Non c'è che dire, ce le ha tutte: voluta, pancake, manico in tre pezzi, mini humbucker... e suona da paura!
È tutta originale, astuccio incluso, uniproprietario. Un sogno. Come dicono negli States: She's got lots of mojo!
Il mini al manico ha una voce tonante che passa con estrema disinvoltura da un suono hendrixiano alla "Spanish Castle Magic" o "All along the watchtower" a un suono alla Mike Bloomfield nelle Super Session. Quello di sotto ruggisce ma non come un leone, come un puma. Ha una pacca da rock sudista alla Gary Rossington, ma basta differenziare la dinamica della pennata mentre lo suoni che ti diventa twangoso da commuovere anche Roy Buchanan. In accoppiata, se li spari in una plexi a palla ci potresti fin fare del metal. E sapete qual è il bello? Che il suono è più ciccio dei single coil, meno di un humbucker, ma non come pacca, bensì come timbro, e tutto quello che fa, lo fa a modo suo, senza copiare nessuno.

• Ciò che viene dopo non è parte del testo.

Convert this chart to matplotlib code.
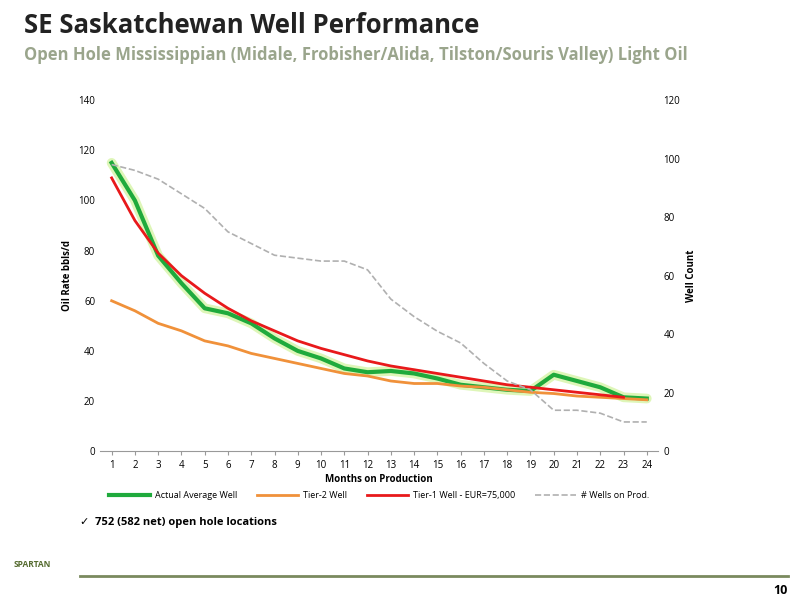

Il bello del mini humbucker è proprio nel suo timbro: corposo, definito, versatile, potente ma non invadente, adattissimo a una sala di incisione con dei puliti rotondi che ti disorientano, perché non è come nient'altro che hai provato prima, e un crunch pastoso e presente. Insomma niente a che vedere con il solito suono di humbucker a cui bene o male siamo abituati.

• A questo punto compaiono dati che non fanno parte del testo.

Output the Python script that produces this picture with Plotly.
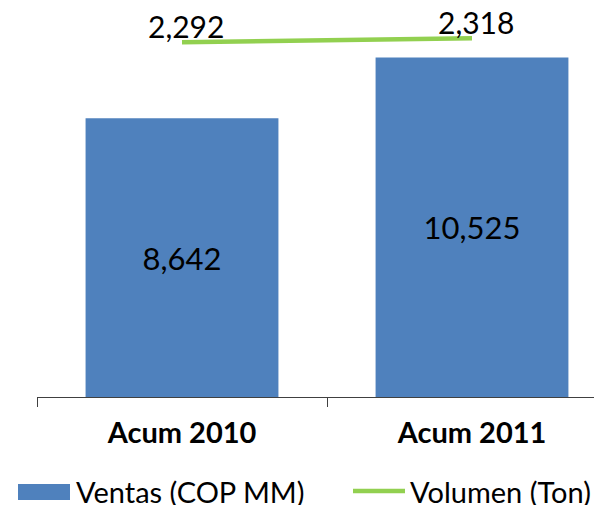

È una chitarra meravigliosa con un sex appeal da paura, cicatrici di un vissuto di quasi mezzo secolo in locali fumosi. Il gold top è scuro e screziato e nella zona dove si appoggia l'avambraccio. L'oro, consumandosi, ha lasciato che il verderame dell'ossidazione formasse una specie di disegno che ricorda il delta di un fiume. Sotto esce l'acero vissuto del top. Anche il mogano è bello conciato, proprio come piace a me. Che la ragazza si sia data da fare è fuori discussione.
Quando l'attacco al mio tweed custom ha un sutain e un attacco di classe superiore. Ruggisce, miagola, fa le fusa ma, se la stuzzichi come si deve, graffia! Quasi quasi mi piace più della mia Black Beauty del '71... ops, mi è scappato... questa è un'altra storia.